Output the first line of the listing and each line after it, up to and including the line that contains "(0,0) rectangle (972,-540);", exactly as written, minus the pictures.

··· Available data

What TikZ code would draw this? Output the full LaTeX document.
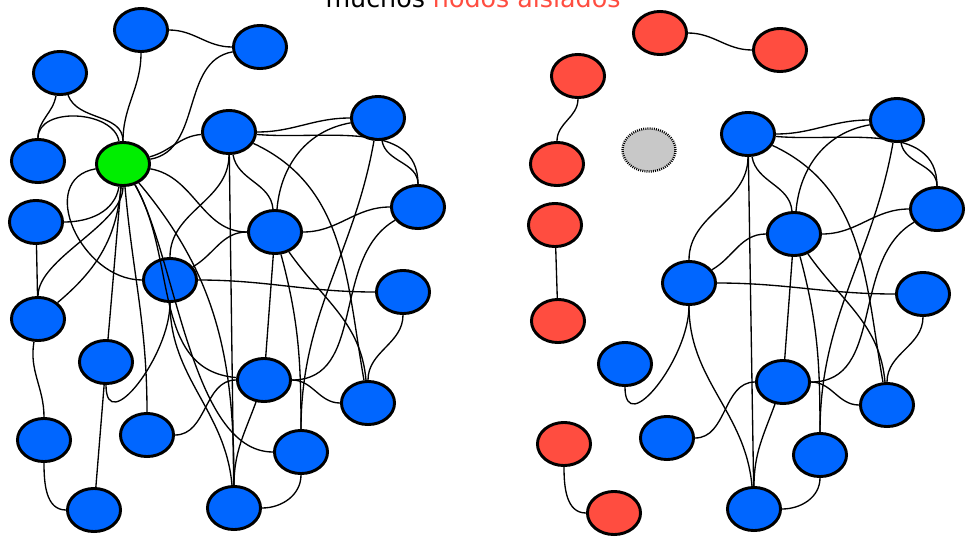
\documentclass[tikz,border=0pt]{standalone}
\usepackage{fontspec}
\setmainfont{DejaVu Sans}
\usetikzlibrary{shapes.geometric}
\definecolor{peerblue}{RGB}{0,102,255}
\definecolor{lonelyred}{RGB}{255,77,64}
\definecolor{hubgreen}{RGB}{0,238,0}
\definecolor{gonegray}{RGB}{200,200,200}
\begin{document}
\begin{tikzpicture}[x=0.75pt,y=0.75pt]
  \tikzstyle{peer}=[ellipse, draw, line width=2.2pt, minimum width=39.8pt, minimum height=32.3pt, inner sep=0pt, fill=peerblue]
  \tikzstyle{lonely}=[peer, fill=lonelyred]
  \tikzstyle{hub}=[peer, fill=hubgreen]
  \tikzstyle{dropped}=[peer, fill=gonegray, line width=1.8pt, dash pattern=on 0.7pt off 0.9pt]
  \tikzstyle{link}=[line width=1pt]

  \useasboundingbox (0,0) rectangle (972,-540);

  \node[anchor=base, font=\fontsize{19}{22}\selectfont] (title) at (473,-7) {muchos \textcolor{lonelyred}{nodos aislados}};

  \node[peer] (a1) at (141,-30) {};
  \node[peer] (a2) at (260,-47) {};
  \node[peer] (a3) at (60,-73) {};
  \node[peer] (a4) at (38,-161) {};
  \node[hub] (g) at (123,-164) {};
  \node[peer] (a5) at (229,-132) {};
  \node[peer] (a6) at (378,-118) {};
  \node[peer] (a7) at (418,-207) {};
  \node[peer] (a8) at (36,-222) {};
  \node[peer] (a9) at (275,-232) {};
  \node[peer] (a10) at (170,-280) {};
  \node[peer] (a11) at (403,-292) {};
  \node[peer] (a12) at (38,-319) {};
  \node[peer] (a13) at (106,-362) {};
  \node[peer] (a14) at (264,-380) {};
  \node[peer] (a15) at (368,-403) {};
  \node[peer] (a16) at (44,-440) {};
  \node[peer] (a17) at (147,-435) {};
  \node[peer] (a18) at (301,-452) {};
  \node[peer] (a19) at (94,-510) {};
  \node[peer] (a20) at (234,-508) {};

  \node[lonely] (b1) at (660,-33) {};
  \node[lonely] (b2) at (780,-50) {};
  \node[lonely] (b3) at (578,-76) {};
  \node[lonely] (b4) at (557,-164) {};
  \node[dropped] (gx) at (649,-150) {};
  \node[peer] (b5) at (748,-134) {};
  \node[peer] (b6) at (897,-120) {};
  \node[peer] (b7) at (937,-209) {};
  \node[lonely] (b8) at (555,-225) {};
  \node[peer] (b9) at (794,-234) {};
  \node[peer] (b10) at (689,-283) {};
  \node[peer] (b11) at (923,-294) {};
  \node[lonely] (b12) at (558,-321) {};
  \node[peer] (b13) at (625,-364) {};
  \node[peer] (b14) at (783,-382) {};
  \node[peer] (b15) at (887,-405) {};
  \node[lonely] (b16) at (564,-444) {};
  \node[peer] (b17) at (667,-438) {};
  \node[peer] (b18) at (820,-455) {};
  \node[lonely] (b19) at (614,-513) {};
  \node[peer] (b20) at (754,-509) {};

  \draw[link] (a1) to[out=0,in=180] (a2);
  \draw[link] (a1) to[out=-90,in=90] (g);
  \draw[link] (a2) to[out=190,in=10] (g);
  \draw[link] (a3) to[out=-100,in=90] (a4);
  \draw[link] (a3) to[out=-70,in=90] (g);
  \draw[link] (a4) to[out=90,in=100] (g);
  \draw[link] (a5) to[out=185,in=15] (g);
  \draw[link] (a8) to[out=0,in=-100] (g);
  \draw[link] (a8) -- (a12);
  \draw[link] (a12) to[out=90,in=-90,looseness=0.7] (g);
  \draw[link] (a12) to[out=40,in=-95] (g);
  \draw[link] (g) to[out=190,in=180,looseness=1.3] (a10);
  \draw[link] (g) to[out=-95,in=85] (a13);
  \draw[link] (g) to[out=-85,in=90] (a17);
  \draw[link] (g) to[out=-10,in=180] (a9);
  \draw[link] (g) to[out=-60,in=175] (a14);
  \draw[link] (g) to[out=-60,in=180,looseness=0.7] (a18);
  \draw[link] (g) to[out=-50,in=90] (a20);
  \draw[link] (a12) to[out=-100,in=90] (a16);
  \draw[link] (a13) -- (a19);
  \draw[link] (a16) to[out=-90,in=180] (a19);

  \draw[link] (a5) to[out=0,in=180] (a6);
  \draw[link] (a5) to[out=-5,in=90] (a7);
  \draw[link] (a6) to[out=-80,in=90] (a7);
  \draw[link] (a5) -- (a20);
  \draw[link] (a5) to[out=-90,in=90] (a10);
  \draw[link] (a5) to[out=-80,in=95] (a9);
  \draw[link] (a6) to[out=190,in=85] (a9);
  \draw[link] (a9) to[out=0,in=180] (a7);
  \draw[link] (a10) to[out=0,in=180] (a11);
  \draw[link] (a10) to[out=30,in=180] (a9);
  \draw[link] (a10) to[out=-90,in=-90,looseness=1.3] (a13);
  \draw[link] (a10) to[out=-90,in=95] (a20);
  \draw[link] (a17) to[out=0,in=180] (a14);
  \draw[link] (a9) -- (a14);
  \draw[link] (a14) to[out=0,in=180] (a15);
  \draw[link] (a7) to[out=210,in=0] (a14);
  \draw[link] (a11) to[out=-90,in=90] (a15);
  \draw[link] (a9) to[out=-75,in=90] (a18);
  \draw[link] (a20) to[out=0,in=-90] (a18);
  \draw[link] (a14) to[out=-110,in=90] (a20);
  \draw[link] (a9) to[out=-55,in=95] (a15);
  \draw[link] (a5) to[out=-25,in=100] (a15);
  \draw[link] (a6) to[out=-100,in=90] (a18);

  \draw[link] (b1) to[out=0,in=180] (b2);
  \draw[link] (b3) to[out=-90,in=90] (b4);
  \draw[link] (b8) -- (b12);
  \draw[link] (b16) to[out=-90,in=180] (b19);

  \draw[link] (b5) to[out=0,in=180] (b6);
  \draw[link] (b5) to[out=-5,in=90] (b7);
  \draw[link] (b6) to[out=-80,in=90] (b7);
  \draw[link] (b5) -- (b20);
  \draw[link] (b5) to[out=-90,in=90] (b10);
  \draw[link] (b5) to[out=-80,in=95] (b9);
  \draw[link] (b6) to[out=190,in=85] (b9);
  \draw[link] (b9) to[out=0,in=180] (b7);
  \draw[link] (b10) to[out=0,in=180] (b11);
  \draw[link] (b10) to[out=30,in=180] (b9);
  \draw[link] (b10) to[out=-90,in=-90,looseness=1.3] (b13);
  \draw[link] (b10) to[out=-90,in=95] (b20);
  \draw[link] (b17) to[out=0,in=180] (b14);
  \draw[link] (b9) -- (b14);
  \draw[link] (b14) to[out=0,in=180] (b15);
  \draw[link] (b7) to[out=210,in=0] (b14);
  \draw[link] (b11) to[out=-90,in=90] (b15);
  \draw[link] (b9) to[out=-75,in=90] (b18);
  \draw[link] (b20) to[out=0,in=-90] (b18);
  \draw[link] (b14) to[out=-110,in=90] (b20);
  \draw[link] (b9) to[out=-55,in=95] (b15);
  \draw[link] (b5) to[out=-25,in=100] (b15);
  \draw[link] (b6) to[out=-100,in=90] (b18);

\end{tikzpicture}
\end{document}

······

- _Completed task_
What TikZ code would draw this? Output the full LaTeX document.
\documentclass[tikz,border=0pt]{standalone}
\usepackage{fontspec}
\setmainfont{DejaVu Sans}
\usetikzlibrary{shapes.geometric}
\definecolor{peerblue}{RGB}{0,102,255}
\definecolor{lonelyred}{RGB}{255,77,64}
\definecolor{hubgreen}{RGB}{0,238,0}
\definecolor{gonegray}{RGB}{200,200,200}
\begin{document}
\begin{tikzpicture}[x=0.75pt,y=0.75pt]
  \tikzstyle{peer}=[ellipse, draw, line width=2.2pt, minimum width=39.8pt, minimum height=32.3pt, inner sep=0pt, fill=peerblue]
  \tikzstyle{lonely}=[peer, fill=lonelyred]
  \tikzstyle{hub}=[peer, fill=hubgreen]
  \tikzstyle{dropped}=[peer, fill=gonegray, line width=1.8pt, dash pattern=on 0.7pt off 0.9pt]
  \tikzstyle{link}=[line width=1pt]

  \useasboundingbox (0,0) rectangle (972,-540);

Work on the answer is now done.